By Michael Cavna, The Washington Post
Published: April 24, 2016, 5:03am

Come the next Oscars submission season, Disney will be flush with top animation options for consideration. There will be “Zootopia,” and the forthcoming sequel “Finding Dory.” And then there will be “The Jungle Book”?

The smash hit from Jon Favreau is being characterized as Disney’s latest “live-action remake” of one of its animated classics — a wave of releases that includes “Maleficent” and “Cinderella.” But the new “Jungle Book” has a distinction: Despite the live-action moniker, it’s mostly animated.

Sure, the film has a human actor (Neel Sethi) front and center in the role of Mowgli; Favreau has said viewers need that human connection to relate to his film’s emotional palette. But it’s the visual palette here that renders this film so fascinating. As Favreau has said in interviews, for every dozen feet or so that Mowgli walks, the animators must create a dozen feet of jungle out of digital thin air.

In other words: The technology at work isn’t simply motion-capture (or performance capture), by which live-motion recording of performers is used to model the animation upon. Instead, this film is true “key-frame” animation, in which certain “key” frames are rendered to determine beginning and end points in each transition. Put more simply, “The Jungle Book” feels like perhaps the most animated “live-action” feature film ever

This isn’t just about blurring the line between live-action and animation, which Hollywood has deftly been doing for years. This is the effect of obliterating that line as a false division. Even film nomenclature hasn’t caught up with the collision of technology. “The Jungle Book,” as one digital hybrid of a cinematic cub, is literally an achievement beyond words. (“Manimation”? “Live Mo-Cap-Key”? I’m open to suggestions.)

This milestone may not matter so much to the viewer, but it could matter soon to film-awards judges. Because what’s to keep “Jungle Book” from becoming a King Louis-sized heavyweight in animation races, short of a backlash that results in cobbled together eligibility tweaks?

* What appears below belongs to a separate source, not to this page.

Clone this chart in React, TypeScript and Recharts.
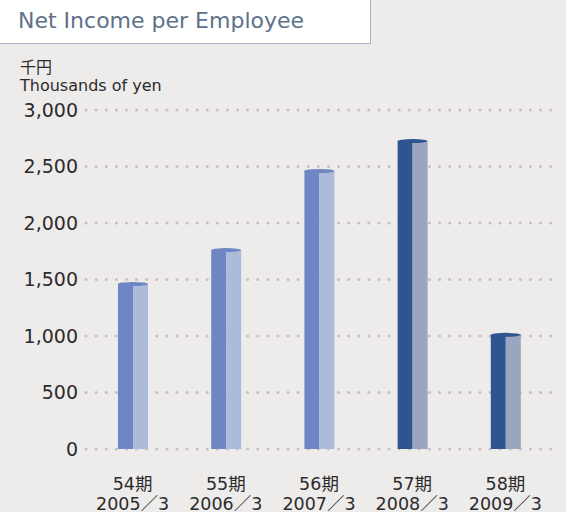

Although most viewers may not harbor such prejudices between styles, the Academy certainly does. Just recently, Disney/Pixar’s animated “Inside Out” — clearly one of the best films of 2015 — did not receive a best picture Oscar nomination. Yet a film like 2013’s “Gravity,” which relied heavily on digital effects, got a best picture nod.

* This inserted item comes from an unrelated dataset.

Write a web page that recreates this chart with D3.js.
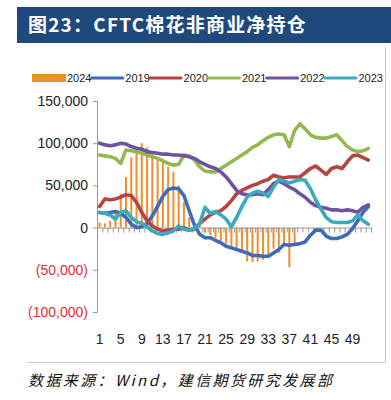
<!DOCTYPE html>
<html>
<head>
<meta charset="utf-8">
<script src="https://cdn.jsdelivr.net/npm/d3@7"></script>
<style>
  body { margin: 0; background: #fff; }
  svg { display: block; }
</style>
</head>
<body>
<svg id="chart" width="391" height="400"></svg>
<script>
// CFTC cotton non-commercial net positions, weeks 1-52
const weeks = d3.range(1, 53);
const weekLabels = [1, 5, 9, 13, 17, 21, 25, 29, 33, 37, 41, 45, 49];
const yTicks = [150000, 100000, 50000, 0, -50000, -100000];

const s2024 = [6000, 5000, 8000, 18000, 40000, 60000, 83000, 96000, 100000, 95000,
  87000, 83000, 78000, 72000, 66000, 50000, 30000, 12000, 4000, 8000,
  -6000, -9000, -12000, -16000, -19000, -24000, -27000, -30000, -40000, -41000,
  -40000, -38000, -32000, -25000, -30000, -22000, -47000, -20000];

const s2019 = [18000, 17000, 18000, 19000, 17000, 12000, 4000, 0, 1000, 5000,
  14000, 25000, 37000, 45000, 47000, 46000, 38000, 20000, 3000, -8000,
  -12000, -12000, -15000, -18000, -22000, -24000, -26000, -28000, -30000, -33000,
  -33000, -34000, -34000, -30000, -26000, -20000, -21000, -20000, -19000, -17000,
  -9000, -3000, -3000, -10000, -13000, -13000, -11000, -8000, -1000, 8000,
  18000, 25000];

const s2020 = [25000, 34000, 33000, 34000, 36000, 39000, 38000, 30000, 18000, 8000,
  2000, -2000, -4000, -3000, -2000, -2000, 0, -3000, -2000, 5000,
  10000, 15000, 18000, 20000, 25000, 32000, 40000, 44000, 47000, 50000,
  52000, 55000, 57000, 62000, 60000, 59000, 60000, 60000, 60000, 65000,
  70000, 73000, 68000, 63000, 70000, 72000, 70000, 78000, 85000, 86000,
  83000, 80000];

const s2021 = [86000, 85000, 84000, 82000, 76000, 92000, 91000, 90000, 88000, 86000,
  84000, 82000, 79000, 76000, 74000, 75000, 86000, 85000, 80000, 72000,
  67000, 66000, 66000, 70000, 74000, 78000, 82000, 86000, 90000, 95000,
  98000, 103000, 107000, 110000, 111000, 110000, 96000, 115000, 123000, 117000,
  110000, 107000, 106000, 106000, 108000, 110000, 103000, 96000, 92000, 90000,
  91000, 94000];

const s2022 = [100000, 98000, 97000, 98000, 100000, 99000, 96000, 94000, 93000, 90000,
  89000, 88000, 87000, 87000, 86000, 86000, 85000, 84000, 82000, 78000,
  75000, 72000, 70000, 66000, 60000, 52000, 44000, 40000, 39000, 39000,
  40000, 39000, 45000, 52000, 55000, 52000, 48000, 45000, 40000, 36000,
  30000, 26000, 24000, 23000, 21000, 21000, 20000, 21000, 20000, 18000,
  24000, 27000];

const s2023 = [18000, 17000, 15000, 10000, 18000, 20000, 12000, 7000, 5000, 1000,
  -4000, -7000, -8000, -6000, -4000, 2000, -2000, -3000, -1000, 5000,
  24000, 17000, 19000, 15000, 10000, 1000, 12000, 25000, 36000, 41000,
  43000, 41000, 37000, 48000, 57000, 55000, 53000, 55000, 57000, 56000,
  46000, 33000, 22000, 12000, 7000, 6000, 6000, 6000, 8000, 15000,
  8000, 4000];

const lineSeries = [
  { name: '2019', values: s2019, color: '#3D6CB9' },
  { name: '2020', values: s2020, color: '#B94340' },
  { name: '2021', values: s2021, color: '#93B852' },
  { name: '2022', values: s2022, color: '#6F549D' },
  { name: '2023', values: s2023, color: '#3AAAC0' },
];
const barColor = '#EE8F2B';

const svg = d3.select('#chart');
const narrow = '"Liberation Sans Narrow", "Arial Narrow", sans-serif';

// ---- title bar ----
svg.append('rect').attr('x', 17).attr('y', 7).attr('width', 374).attr('height', 36)
  .attr('fill', '#1F497D');
svg.append('text').attr('x', 28).attr('y', 32)
  .attr('fill', '#fff').attr('font-size', 19).attr('font-weight', 'bold')
  .attr('letter-spacing', 1.2)
  .attr('font-family', '"Noto Sans CJK SC", sans-serif')
  .text('图23：CFTC棉花非商业净持仓');

// ---- frame ----
svg.append('path').attr('d', 'M27,362.5H385.5V47')
  .attr('fill', 'none').attr('stroke', '#c8c8c8').attr('stroke-width', 1);

// ---- scales ----
const x = d3.scaleBand().domain(weeks).range([97, 371]).padding(0);
const xc = d => x(d) + x.bandwidth() / 2;
const y = d3.scaleLinear().domain([-100000, 150000]).range([312, 101]);

// y axis
const yAxis = svg.append('g').attr('transform', 'translate(97,0)')
  .call(d3.axisLeft(y).tickValues(yTicks).tickSize(4).tickPadding(5)
    .tickFormat(d => d < 0 ? '(' + d3.format(',')(-d) + ')' : d3.format(',')(d)));
yAxis.select('.domain').attr('stroke', '#999');
yAxis.selectAll('.tick line').attr('stroke', '#999');
yAxis.selectAll('.tick text')
  .attr('font-family', narrow).attr('font-size', 14)
  .attr('fill', d => d < 0 ? '#E0303A' : '#222');

// bars (2024)
svg.append('g').selectAll('rect').data(s2024).join('rect')
  .attr('x', (d, i) => xc(weeks[i]) - 1)
  .attr('width', 2)
  .attr('y', d => y(Math.max(0, d)))
  .attr('height', d => Math.abs(y(d) - y(0)))
  .attr('fill', barColor);

// zero axis with category ticks
const xb = d3.scaleLinear().domain([0, 52]).range([97, 371]);
const zAxis = svg.append('g').attr('transform', `translate(0,${y(0)})`)
  .call(d3.axisBottom(xb).tickValues(d3.range(0, 53)).tickSize(5).tickSizeOuter(0).tickFormat(''));
zAxis.select('.domain').attr('stroke', '#999');
zAxis.selectAll('.tick line').attr('stroke', '#999');

// lines
const line = d3.line().x((d, i) => xc(weeks[i])).y(d => y(d)).curve(d3.curveLinear);
svg.append('g').selectAll('path').data(lineSeries).join('path')
  .attr('d', d => line(d.values))
  .attr('fill', 'none')
  .attr('stroke', d => d.color)
  .attr('stroke-width', 3.6)
  .attr('stroke-linejoin', 'round')
  .attr('stroke-linecap', 'round');

// x labels at bottom
const xAxis = svg.append('g').attr('transform', 'translate(0,333)')
  .call(d3.axisBottom(x).tickValues(weekLabels).tickSize(0).tickPadding(1));
xAxis.select('.domain').remove();
xAxis.selectAll('.tick text').attr('font-family', narrow).attr('font-size', 14).attr('fill', '#222');

// legend
const legendItems = [{ name: '2024', color: barColor, bar: true }].concat(lineSeries);
const legend = svg.append('g').selectAll('g').data(legendItems).join('g')
  .attr('transform', (d, i) => `translate(${32 + i * 58.3},78)`);
legend.append('rect')
  .attr('x', 0).attr('width', 34)
  .attr('y', d => d.bar ? -4 : -1.5)
  .attr('height', d => d.bar ? 8 : 3)
  .attr('rx', d => d.bar ? 0 : 1.5)
  .attr('fill', d => d.color);
legend.append('text').attr('x', 35).attr('y', 4)
  .attr('font-family', narrow).attr('font-size', 11).attr('fill', '#222')
  .text(d => d.name);

// source
svg.append('text').attr('x', 28).attr('y', 386)
  .attr('font-size', 15).attr('font-style', 'italic').attr('letter-spacing', 2.4)
  .attr('font-family', '"Noto Sans CJK SC", sans-serif').attr('fill', '#111')
  .text('数据来源：Wind，建信期货研究发展部');
</script>
</body>
</html>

As the line grows ever blurrier for those charged with drawing such categorical demarcations, one thing is clear: “The Jungle Book” looks to meet all the Academy’s eligibility requirements for competing as an animated feature. It’s unclear whether Disney wants to test those waters. But when “Jungle Book” animators can digitally paint water that looks more realistic than actual water, nothing seems beyond the bounds of the studio’s imagination.